An Alexandria preservation group has launched a last-ditch effort to save a historic African-American landmark from being destroyed.

For two years, the owner of the Carver Nursery School, which was built to educate blacks during World War II, has been trying to sell it to preservationists who in 2010 filed a lawsuit to prevent him from tearing it down.

The two sides reached an agreement that put the schoolhouse, located at 224 N. Fayette St. and vacant since an American Legion post moved out in 2007, on the market for two years in hopes that someone would buy and save it.

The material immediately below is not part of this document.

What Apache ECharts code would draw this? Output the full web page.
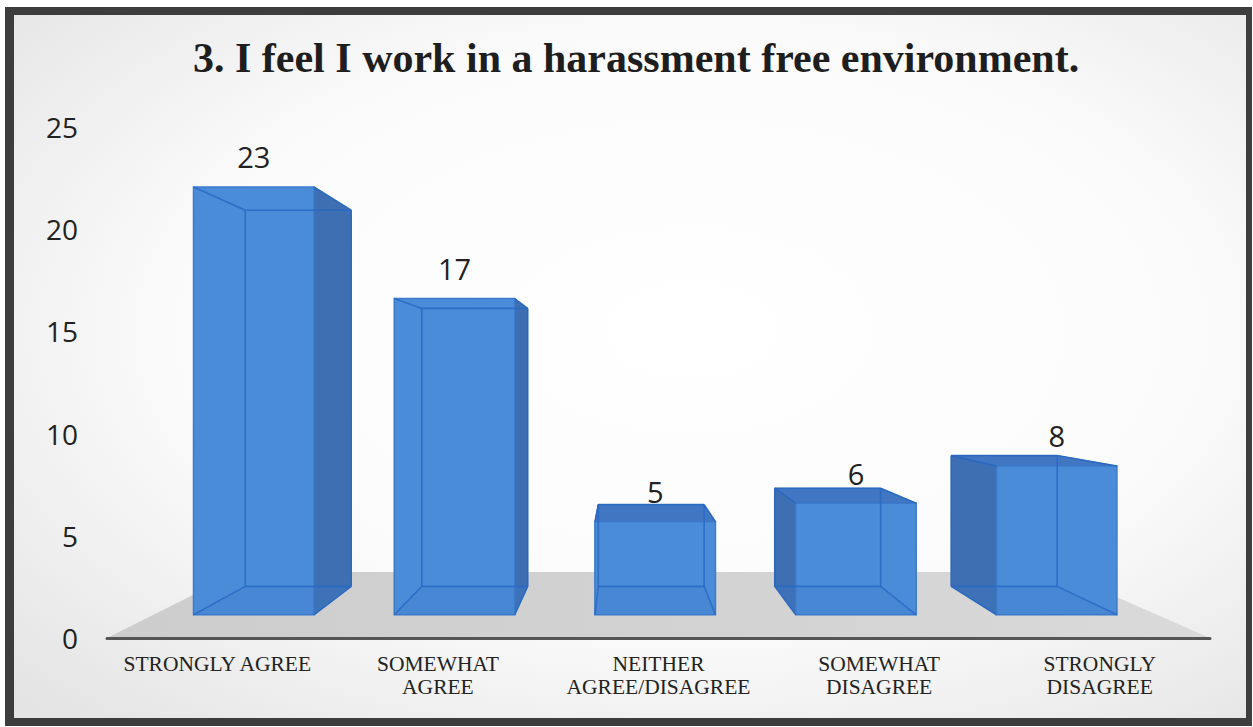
<!DOCTYPE html>
<html>
<head>
<meta charset="utf-8">
<script src="https://cdn.jsdelivr.net/npm/echarts@6/dist/echarts.min.js"></script>
<style>html,body{margin:0;padding:0;background:#fff;}#c{width:1253px;height:727px;}</style>
</head>
<body>
<div id="c"></div>
<script>
const titleText = '3. I feel I work in a harassment free environment.';
const categories = ['STRONGLY AGREE', 'SOMEWHAT\nAGREE', 'NEITHER\nAGREE/DISAGREE', 'SOMEWHAT\nDISAGREE', 'STRONGLY\nDISAGREE'];
const values = [23, 17, 5, 6, 8];
const yMin = 0, yMax = 25, yStep = 5;

// perspective settings (fractions of plot area / depth scales)
const VP_FX = 0.467, VP_FY = 0.495;
const K_FRONT = 0.91, K_BACK = 0.80, K_FLOOR = 0.744;

function proj(vp, x, y, k) { return [vp[0] + k * (x - vp[0]), vp[1] + k * (y - vp[1])]; }

function renderFloor(params, api) {
  const cs = params.coordSys;
  const vp = [cs.x + cs.width * VP_FX, cs.y + cs.height * VP_FY];
  const yb = cs.y + cs.height, xl = cs.x, xr = cs.x + cs.width;
  const pts = [proj(vp, xl, yb, 1), proj(vp, xr, yb, 1), proj(vp, xr, yb, K_FLOOR), proj(vp, xl, yb, K_FLOOR)];
  return {
    type: 'polygon', shape: { points: pts },
    style: { fill: new echarts.graphic.LinearGradient(0, 0, 1, 0, [
      { offset: 0, color: '#cdcdcd' }, { offset: 0.6, color: '#d3d3d3' }, { offset: 1, color: '#dadada' }]) }
  };
}

function renderBar(params, api) {
  const cs = params.coordSys;
  const vp = [cs.x + cs.width * VP_FX, cs.y + cs.height * VP_FY];
  const idx = api.value(0), v = api.value(1);
  const top = api.coord([idx, v]);
  const bot = api.coord([idx, 0]);
  const bw = api.size([1, 0])[0] * 0.6;
  const xl = top[0] - bw / 2, xr = top[0] + bw / 2;
  const yt = top[1], yb = bot[1];
  const F = { lt: proj(vp, xl, yt, K_FRONT), rt: proj(vp, xr, yt, K_FRONT), rb: proj(vp, xr, yb, K_FRONT), lb: proj(vp, xl, yb, K_FRONT) };
  const B = { lt: proj(vp, xl, yt, K_BACK), rt: proj(vp, xr, yt, K_BACK), rb: proj(vp, xr, yb, K_BACK), lb: proj(vp, xl, yb, K_BACK) };
  const inner = 'rgba(40,105,195,0.85)';
  const children = [];
  const leftOfVp = proj(vp, top[0], yt, K_FRONT)[0] < vp[0];
  // outer side face
  const side = leftOfVp ? [F.rt, B.rt, B.rb, F.rb] : [F.lt, B.lt, B.lb, F.lb];
  children.push({ type: 'polygon', shape: { points: side }, style: { fill: '#3e6fb3', stroke: '#33629f', lineWidth: 1 } });
  // top face visible if front top below eye level
  if (F.lt[1] > vp[1]) {
    children.push({ type: 'polygon', shape: { points: [F.lt, F.rt, B.rt, B.lt] }, style: { fill: '#4177c2', stroke: '#3469b3', lineWidth: 1 } });
  }
  // front face
  children.push({ type: 'polygon', shape: { points: [F.lt, F.rt, F.rb, F.lb] }, style: { fill: '#4b8cd9', stroke: '#3b7bcc', lineWidth: 1.5 } });
  // internal edges seen through the transparent box
  const lines = [
    [B.lt, B.rt], [B.rt, B.rb], [B.rb, B.lb], [B.lb, B.lt],
    [F.lt, B.lt], [F.rt, B.rt], [F.rb, B.rb], [F.lb, B.lb]
  ];
  lines.forEach(function (l) {
    children.push({ type: 'line', shape: { x1: l[0][0], y1: l[0][1], x2: l[1][0], y2: l[1][1] }, style: { stroke: inner, lineWidth: 1.6 } });
  });
  // slight floor tint in lower part of box
  children.push({ type: 'polygon', shape: { points: [F.lb, F.rb, B.rb, B.lb] }, style: { fill: 'rgba(60,120,200,0.25)' } });
  // value label
  const mid = proj(vp, top[0], yt, K_FRONT);
  children.push({ type: 'text', style: { text: String(v), x: mid[0], y: mid[1] - 30, align: 'center', verticalAlign: 'middle', fontFamily: 'Open Sans', fontSize: 29, fill: '#222' } });
  return { type: 'group', children: children };
}

const chart = echarts.init(document.getElementById('c'), null, { renderer: 'svg', width: 1253, height: 727 });
chart.setOption({
  animation: false,
  backgroundColor: '#ffffff',
  graphic: [
    { type: 'rect', z: -100, shape: { x: 5, y: 7, width: 1247, height: 719 }, style: { fill: '#3d3d3d' } },
    { type: 'rect', z: -99, shape: { x: 14, y: 15, width: 1232, height: 703 },
      style: { fill: new echarts.graphic.RadialGradient(0.55, 0.45, 0.75, [
        { offset: 0, color: '#ffffff' }, { offset: 0.55, color: '#fbfbfb' }, { offset: 1, color: '#e4e4e4' }]) } }
  ],
  title: {
    text: titleText, left: 188, top: 32,
    textStyle: { fontFamily: 'Liberation Serif', fontWeight: 'bold', fontSize: 42, color: '#1e1e1e' }
  },
  grid: { left: 107, right: 43, top: 127, bottom: 89 },
  xAxis: {
    type: 'category', data: categories, z: 10,
    axisLine: { show: true, lineStyle: { color: '#555', width: 3 } },
    axisTick: { show: false },
    axisLabel: { fontFamily: 'Liberation Serif', fontSize: 21.5, color: '#222', lineHeight: 23, margin: 14, interval: 0 }
  },
  yAxis: {
    type: 'value', min: yMin, max: yMax, interval: yStep,
    splitLine: { show: false }, axisLine: { show: false }, axisTick: { show: false },
    axisLabel: { fontFamily: 'Open Sans', fontSize: 28, color: '#222', margin: 29 }
  },
  series: [
    { type: 'custom', z: 1, renderItem: renderFloor, data: [[0, 0]], silent: true },
    { type: 'custom', z: 3, renderItem: renderBar, data: values.map(function (v, i) { return [i, v]; }) }
  ]
});
</script>
</body>
</html>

But no one was interested -- not a single offer was made -- and now the agreement is set to expire next month.

As a result, the owner, developer William Cromley, will be able to demolish the structure and build anything he pleases in its place.

"There's nothing that fond memories can do to save a building; you need cash," Cromley said. "It can't sit there forever."

With the agreement's Feb. 25 deadline looming, members of the Greater Alexandria Preservation Alliance have banded together in what they're calling an eleventh-hour effort to collect signatures and urge the city to step in.

The group doesn't have the money to buy the building, but group members are hoping the city is willing to step in and save the historic schoolhouse for them, possibly to transform it into a community center or museum.

"I am fighting for this building because I believe it tells a story," said Boyd Walker, the organization's chairman. "From African-American schoolchildren during World War II to the African-American Legionnaires who came home from conflicts abroad, this building represents a history that cannot be replaced."

But Alexandria officials don't appear to be on the same page.

Mayor Bill Euille was quick to recognize the building's historical significance but said the city has to choose among priorities at a time of budget shortfalls.

"The city hasn't owned or operated the building since 1987," Euille said. "We have all sorts of short- and long-term projects and must be responsible and prioritize our needs."

Cromley said he wasn't sure what he wanted to do with the building should the agreement's deadline pass without a buyer's offer. He doesn't, however, plan to spend the "hundreds of thousands of dollars" that may be necessary to restore and preserve the building.

"I don't disagree that there were memorable things that happened there," he said. "But you can't have a city that thrives and grows if you [keep everything]."